The Lake Charles commemoration will feature Pierre Sauvage and have programs at both McNeese State and Temple Sinai.

Sauvage is a child survivor and son of Holocaust survivors. A documentary filmmaker, he is founder of the Chambon Foundation, the first educational foundation dedicated to “exploring and communicating the necessary and challenging lessons of hope intertwined with the Holocaust’s unavoidable lessons of despair.”

The Varian Fry Institute was established by the Foundation in 2005.

Sauvage is best known for his 1989 film, “Weapons of the Spirit,” about an isolated community in France that took in and saved 5,000 Jews, including his family. In 2014 he released “Not Idly By — Peter Bergson, America and the Holocaust.”

“Weapons of the Spirit” will be screened at Bulber Auditorium on April 15 at 7 p.m.

The city-wide Day of Remembrance commemoration will be at Bulber Auditorium on April 16 at 7 p.m. After a brief ceremony, Sauvage will speak about his work.

On April 17 at 7 p.m., there will be a personal discussion with a question and answer session at Temple Sinai.

Monroe’s Temple B’nai Israel is doing its first-ever Holocaust essay and poem contest with local high schools. The staff of the News Star will judge the submissions. The commemoration will be on April 19 at 2:30 p.m.

The Northshore Jewish Congregation in Mandeville will have a Holocaust remembrance program on April 16 at 7 p.m., featuring survivor Judith Roheim of Baton Rouge.

Alexandra Zapruder, author of “Salvaged Pages: Young Writers’ Diaries of the Holocaust,” will be the featured speaker for the community-wide Holocaust Memorial Program in New Orleans.

The program, held at the Uptown Jewish Community Center on April 12 at 7 p.m. will remember and honor local survivors while educating the public about the Holocaust.

A founding staff member at the United States Holocaust Museum in Washington, Zapruder was one of the curators for “Remember the Children: Daniel’s Story,” the Museum’s primary exhibition for young visitors. Her book, “Salvaged Pages: Young Writers’ Diaries of the Holocaust,” won the Jewish Book Council’s National Jewish Book Award in the Holocaust category.

In conjunction with Zapruder’s talk, the Holocaust Educator of the Year award will be presented to Caitlin Meehan-Draper, a teacher at Samuel L. Green Elementary, and students from the Donald R. Mintz Youth Leadership Mission of the Anti Defamation League will be recognized. The program is free and open to the community.

Gates of Prayer in Metairie will have a Holocaust memorial service on April 15 at 6:15 p.m., led by the congregation’s teens.

Touro Synagogue in New Orleans will have a program on the Voices of Spiritual Resistance in Terezin, a musical exploration of cultural life in the Theresienstadt ghetto. Led by Cantor David Mintz, it will follow the 6 p.m. Shabbat service on April 17.
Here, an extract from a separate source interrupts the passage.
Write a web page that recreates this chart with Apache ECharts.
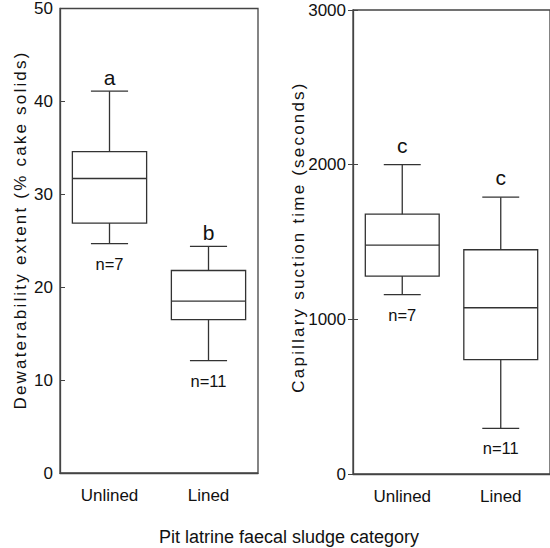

The annual Shreveport commemoration rotates among several houses of worship, and this year’s 32nd annual event will be at St. Mark’s Cathedral on April 19 at 3 p.m. The Very Rev. Alston Johnson, dean at the cathedral, is chairing the service.

Nico Van Thyn, son of Holocaust survivors Rose and Louis Van Thyn, who lived in Shreveport, will share stories about what it means to be the child of survivors.

The winning entries from a middle and high school Holocaust literature contest will be read. Over 100 essays and poems were submitted on the topic of Gordon Allport’s stages of prejudice, mentioning an event from the Holocaust and a contemporary example of that stage.

The service will include the lighting of 11 memorial candles for the 11 million lost during the Holocaust. The St. Marks choral groups will present musical selections.

On April 13, Centenary College in Shreveport will hold a Van Thyn Lecture, “The Gender of Genocide: Women, Men and the Holocaust” with Pascale Bos, Associate Professor of Germanic Studies and affiliated faculty in the Comparative Literature, Women’s and Gender Studies, Center for Russian, East European and Eurasian Studies and Jewish Studies Programs at the University of Texas at Austin. The 7 p.m. talk will be in the Whited Room at Bynum Commons.


Mississippi

The Gulfport Jewish community will host a Yom HaShoah program on April 16 at Beth Israel, starting at 6:30 p.m. “Unto Every Person There Is A Name” will fature speaker Joseph Metz, a student at Mississippi State University who is the grandson of Gilbert Metz, a Holocaust survivor who lived in Mississippi.

At Jackson’s Beth Israel, Roger Grunwald will present the one-person play “The Mitzvah Project” on April 18 at 7 p.m. The play explores “one of the most astonishing stories of the Second World War,” the tens of thousands of German men known as “mischlings,” a derogatory term for men who were assimilated or converted but had one or two Jewish grandparents, but still served in Hitler’s army. The story is told through the experiences of Christoph Rosenberg. After the play, Grunwald will lead a discussion. The event is free and open to the community, and is presented in cooperation with the Goldring/Woldenberg Institute of Southern Jewish Life.